* DIRECTION:
From the first line of the data below, repeat each line exactly until you reach the line with "const categories = d3.range(monthCount).map(i"; include that line too.

* RECORDED DATA:
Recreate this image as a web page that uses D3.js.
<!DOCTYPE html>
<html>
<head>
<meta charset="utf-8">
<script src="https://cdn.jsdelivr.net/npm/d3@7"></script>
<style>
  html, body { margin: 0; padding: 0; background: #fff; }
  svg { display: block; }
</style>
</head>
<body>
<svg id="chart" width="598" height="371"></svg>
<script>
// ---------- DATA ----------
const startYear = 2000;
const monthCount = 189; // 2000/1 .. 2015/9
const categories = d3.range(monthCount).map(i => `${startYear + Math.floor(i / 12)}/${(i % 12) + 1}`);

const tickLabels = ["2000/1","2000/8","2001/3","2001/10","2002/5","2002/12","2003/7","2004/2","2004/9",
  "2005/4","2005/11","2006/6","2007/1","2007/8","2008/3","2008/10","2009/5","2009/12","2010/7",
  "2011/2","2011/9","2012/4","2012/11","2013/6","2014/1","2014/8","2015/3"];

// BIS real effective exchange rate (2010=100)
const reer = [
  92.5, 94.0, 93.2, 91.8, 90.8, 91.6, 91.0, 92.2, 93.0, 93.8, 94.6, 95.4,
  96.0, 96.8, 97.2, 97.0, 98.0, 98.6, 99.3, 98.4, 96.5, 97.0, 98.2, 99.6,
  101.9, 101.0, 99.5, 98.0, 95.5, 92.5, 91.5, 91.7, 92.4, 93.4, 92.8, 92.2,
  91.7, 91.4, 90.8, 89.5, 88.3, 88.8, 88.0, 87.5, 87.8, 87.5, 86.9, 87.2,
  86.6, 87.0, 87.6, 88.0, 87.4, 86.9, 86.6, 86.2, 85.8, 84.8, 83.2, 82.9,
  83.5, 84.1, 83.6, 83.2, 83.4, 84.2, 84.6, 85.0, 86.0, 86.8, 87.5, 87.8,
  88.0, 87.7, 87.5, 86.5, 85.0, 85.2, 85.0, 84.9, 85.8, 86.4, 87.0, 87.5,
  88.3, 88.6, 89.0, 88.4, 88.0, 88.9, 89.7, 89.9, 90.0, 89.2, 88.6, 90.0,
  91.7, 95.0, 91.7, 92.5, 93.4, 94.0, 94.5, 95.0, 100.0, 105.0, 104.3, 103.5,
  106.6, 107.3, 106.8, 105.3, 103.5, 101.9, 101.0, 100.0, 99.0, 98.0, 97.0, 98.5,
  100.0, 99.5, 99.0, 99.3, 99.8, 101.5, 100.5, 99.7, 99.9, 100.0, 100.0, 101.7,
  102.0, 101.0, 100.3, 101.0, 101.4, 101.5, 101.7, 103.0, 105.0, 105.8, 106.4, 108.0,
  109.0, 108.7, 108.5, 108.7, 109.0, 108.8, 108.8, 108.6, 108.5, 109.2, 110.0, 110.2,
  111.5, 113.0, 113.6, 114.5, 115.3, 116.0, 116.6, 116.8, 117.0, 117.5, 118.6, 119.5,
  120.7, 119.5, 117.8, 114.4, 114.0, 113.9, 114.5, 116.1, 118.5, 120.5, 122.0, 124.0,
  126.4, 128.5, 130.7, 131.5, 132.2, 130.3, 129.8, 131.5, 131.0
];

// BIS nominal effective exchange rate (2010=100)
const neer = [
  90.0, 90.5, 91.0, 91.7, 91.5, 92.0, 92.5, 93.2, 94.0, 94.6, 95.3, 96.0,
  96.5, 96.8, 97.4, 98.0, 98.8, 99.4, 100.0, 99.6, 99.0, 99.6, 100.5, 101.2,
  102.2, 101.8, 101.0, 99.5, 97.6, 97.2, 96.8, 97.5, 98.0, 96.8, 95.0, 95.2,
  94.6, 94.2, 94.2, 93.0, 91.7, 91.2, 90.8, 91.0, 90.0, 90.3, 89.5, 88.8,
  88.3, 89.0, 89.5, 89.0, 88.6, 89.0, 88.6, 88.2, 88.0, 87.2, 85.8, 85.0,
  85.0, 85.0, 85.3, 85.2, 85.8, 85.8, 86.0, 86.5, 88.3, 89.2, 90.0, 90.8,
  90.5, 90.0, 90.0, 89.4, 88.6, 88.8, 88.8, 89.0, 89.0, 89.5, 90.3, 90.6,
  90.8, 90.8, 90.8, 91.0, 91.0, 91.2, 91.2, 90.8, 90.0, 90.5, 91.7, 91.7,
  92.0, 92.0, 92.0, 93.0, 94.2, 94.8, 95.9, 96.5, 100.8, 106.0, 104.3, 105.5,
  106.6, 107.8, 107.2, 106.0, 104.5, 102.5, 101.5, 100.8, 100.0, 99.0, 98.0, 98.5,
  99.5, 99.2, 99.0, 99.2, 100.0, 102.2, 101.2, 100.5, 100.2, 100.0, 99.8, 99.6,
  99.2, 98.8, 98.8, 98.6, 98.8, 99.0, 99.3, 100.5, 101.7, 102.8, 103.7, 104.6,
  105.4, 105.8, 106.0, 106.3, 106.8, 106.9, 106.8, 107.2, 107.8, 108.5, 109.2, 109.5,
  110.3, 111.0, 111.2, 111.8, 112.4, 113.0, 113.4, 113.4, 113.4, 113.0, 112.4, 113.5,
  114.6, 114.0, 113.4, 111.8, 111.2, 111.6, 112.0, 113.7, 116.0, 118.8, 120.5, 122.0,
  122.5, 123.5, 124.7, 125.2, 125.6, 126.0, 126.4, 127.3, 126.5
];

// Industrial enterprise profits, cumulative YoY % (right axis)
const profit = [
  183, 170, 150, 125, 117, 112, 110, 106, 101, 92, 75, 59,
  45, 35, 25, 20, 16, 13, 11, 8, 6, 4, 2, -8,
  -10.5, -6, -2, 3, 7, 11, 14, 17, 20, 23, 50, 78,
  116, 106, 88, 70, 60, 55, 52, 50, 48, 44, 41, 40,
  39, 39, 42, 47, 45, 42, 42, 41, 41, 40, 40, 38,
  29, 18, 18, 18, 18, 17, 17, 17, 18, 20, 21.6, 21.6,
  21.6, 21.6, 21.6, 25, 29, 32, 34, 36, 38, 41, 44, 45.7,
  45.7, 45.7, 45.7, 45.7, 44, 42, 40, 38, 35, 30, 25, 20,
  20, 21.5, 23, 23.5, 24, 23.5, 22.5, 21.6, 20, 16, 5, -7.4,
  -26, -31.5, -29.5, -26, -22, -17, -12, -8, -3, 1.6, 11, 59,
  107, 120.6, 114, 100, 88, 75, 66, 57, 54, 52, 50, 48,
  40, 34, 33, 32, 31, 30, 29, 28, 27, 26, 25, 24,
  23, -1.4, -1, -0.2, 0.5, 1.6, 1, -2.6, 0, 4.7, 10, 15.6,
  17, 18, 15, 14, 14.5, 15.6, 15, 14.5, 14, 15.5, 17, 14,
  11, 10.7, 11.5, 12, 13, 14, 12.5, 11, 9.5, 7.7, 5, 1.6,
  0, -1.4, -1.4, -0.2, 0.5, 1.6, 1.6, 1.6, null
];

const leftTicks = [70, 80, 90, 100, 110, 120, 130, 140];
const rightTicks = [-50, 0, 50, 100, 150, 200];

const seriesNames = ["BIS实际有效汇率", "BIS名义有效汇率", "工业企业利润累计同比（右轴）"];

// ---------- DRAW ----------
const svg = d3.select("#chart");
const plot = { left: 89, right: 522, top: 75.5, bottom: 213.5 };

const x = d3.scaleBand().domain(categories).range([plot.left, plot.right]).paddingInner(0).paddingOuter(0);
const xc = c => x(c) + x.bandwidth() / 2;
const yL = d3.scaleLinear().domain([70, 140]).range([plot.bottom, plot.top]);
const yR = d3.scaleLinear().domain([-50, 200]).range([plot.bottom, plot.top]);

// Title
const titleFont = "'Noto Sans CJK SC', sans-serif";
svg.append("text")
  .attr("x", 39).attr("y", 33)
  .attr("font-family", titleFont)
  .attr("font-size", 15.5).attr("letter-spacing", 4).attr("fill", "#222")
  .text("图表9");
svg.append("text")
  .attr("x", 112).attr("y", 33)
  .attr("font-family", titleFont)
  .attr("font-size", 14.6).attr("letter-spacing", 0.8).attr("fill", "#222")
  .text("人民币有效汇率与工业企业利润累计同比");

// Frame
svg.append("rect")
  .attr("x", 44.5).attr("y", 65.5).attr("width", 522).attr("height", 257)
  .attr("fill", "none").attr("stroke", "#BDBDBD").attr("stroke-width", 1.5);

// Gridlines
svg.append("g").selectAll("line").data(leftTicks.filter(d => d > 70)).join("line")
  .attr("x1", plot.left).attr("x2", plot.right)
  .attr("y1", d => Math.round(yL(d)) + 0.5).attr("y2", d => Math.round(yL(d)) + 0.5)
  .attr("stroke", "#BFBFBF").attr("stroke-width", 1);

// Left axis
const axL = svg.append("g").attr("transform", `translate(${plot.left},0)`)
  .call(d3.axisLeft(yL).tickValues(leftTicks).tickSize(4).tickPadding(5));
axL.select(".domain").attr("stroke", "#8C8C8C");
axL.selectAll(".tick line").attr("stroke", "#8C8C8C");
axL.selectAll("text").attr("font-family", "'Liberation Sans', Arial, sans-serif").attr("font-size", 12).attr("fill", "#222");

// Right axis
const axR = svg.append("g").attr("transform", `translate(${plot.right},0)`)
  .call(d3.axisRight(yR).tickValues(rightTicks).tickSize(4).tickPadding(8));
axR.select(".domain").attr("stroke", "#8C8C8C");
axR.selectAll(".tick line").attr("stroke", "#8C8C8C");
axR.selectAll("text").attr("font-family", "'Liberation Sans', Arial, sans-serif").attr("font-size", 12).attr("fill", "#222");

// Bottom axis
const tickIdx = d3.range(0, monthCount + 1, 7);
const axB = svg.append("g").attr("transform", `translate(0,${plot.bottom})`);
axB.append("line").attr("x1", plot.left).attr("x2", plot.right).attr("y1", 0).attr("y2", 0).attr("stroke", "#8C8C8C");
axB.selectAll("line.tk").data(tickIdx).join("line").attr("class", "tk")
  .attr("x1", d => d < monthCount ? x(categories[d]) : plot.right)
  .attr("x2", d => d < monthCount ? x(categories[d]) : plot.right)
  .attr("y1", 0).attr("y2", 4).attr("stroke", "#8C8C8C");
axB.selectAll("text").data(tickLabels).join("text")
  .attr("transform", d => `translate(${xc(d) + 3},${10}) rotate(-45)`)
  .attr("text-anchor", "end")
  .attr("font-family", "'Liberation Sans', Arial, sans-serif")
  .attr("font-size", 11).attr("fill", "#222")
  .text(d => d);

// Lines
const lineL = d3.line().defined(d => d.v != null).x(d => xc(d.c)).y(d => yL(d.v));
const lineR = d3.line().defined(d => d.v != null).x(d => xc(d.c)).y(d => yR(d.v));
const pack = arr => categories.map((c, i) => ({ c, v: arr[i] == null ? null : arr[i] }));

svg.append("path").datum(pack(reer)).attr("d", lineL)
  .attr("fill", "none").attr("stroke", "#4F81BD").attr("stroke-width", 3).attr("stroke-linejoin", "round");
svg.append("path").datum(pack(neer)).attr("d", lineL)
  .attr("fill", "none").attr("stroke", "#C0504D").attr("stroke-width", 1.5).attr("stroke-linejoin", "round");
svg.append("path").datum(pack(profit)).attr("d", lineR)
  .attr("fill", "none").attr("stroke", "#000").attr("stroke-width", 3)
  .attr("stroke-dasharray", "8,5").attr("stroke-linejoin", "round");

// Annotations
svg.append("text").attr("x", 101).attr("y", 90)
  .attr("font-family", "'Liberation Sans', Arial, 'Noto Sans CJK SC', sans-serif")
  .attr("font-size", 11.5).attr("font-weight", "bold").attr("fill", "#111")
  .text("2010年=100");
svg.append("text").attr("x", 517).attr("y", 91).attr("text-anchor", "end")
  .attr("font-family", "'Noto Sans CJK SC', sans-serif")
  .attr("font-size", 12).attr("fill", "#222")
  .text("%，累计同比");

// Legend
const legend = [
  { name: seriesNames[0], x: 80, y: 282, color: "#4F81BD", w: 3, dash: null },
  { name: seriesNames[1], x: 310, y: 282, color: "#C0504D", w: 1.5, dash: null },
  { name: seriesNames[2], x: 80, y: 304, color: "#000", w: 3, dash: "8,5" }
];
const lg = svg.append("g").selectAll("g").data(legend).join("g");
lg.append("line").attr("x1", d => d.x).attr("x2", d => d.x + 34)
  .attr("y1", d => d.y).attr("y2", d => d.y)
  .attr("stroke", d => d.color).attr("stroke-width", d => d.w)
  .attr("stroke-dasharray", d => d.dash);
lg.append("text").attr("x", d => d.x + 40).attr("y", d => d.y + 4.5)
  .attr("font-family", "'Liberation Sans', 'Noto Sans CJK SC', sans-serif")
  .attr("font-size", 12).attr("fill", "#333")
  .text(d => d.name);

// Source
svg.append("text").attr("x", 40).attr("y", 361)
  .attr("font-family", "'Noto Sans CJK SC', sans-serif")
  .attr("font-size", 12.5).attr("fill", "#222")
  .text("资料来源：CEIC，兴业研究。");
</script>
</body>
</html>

* EXPECTED ANSWER:
Recreate this image as a web page that uses D3.js.
<!DOCTYPE html>
<html>
<head>
<meta charset="utf-8">
<script src="https://cdn.jsdelivr.net/npm/d3@7"></script>
<style>
  html, body { margin: 0; padding: 0; background: #fff; }
  svg { display: block; }
</style>
</head>
<body>
<svg id="chart" width="598" height="371"></svg>
<script>
// ---------- DATA ----------
const startYear = 2000;
const monthCount = 189; // 2000/1 .. 2015/9
const categories = d3.range(monthCount).map(i => `${startYear + Math.floor(i / 12)}/${(i % 12) + 1}`);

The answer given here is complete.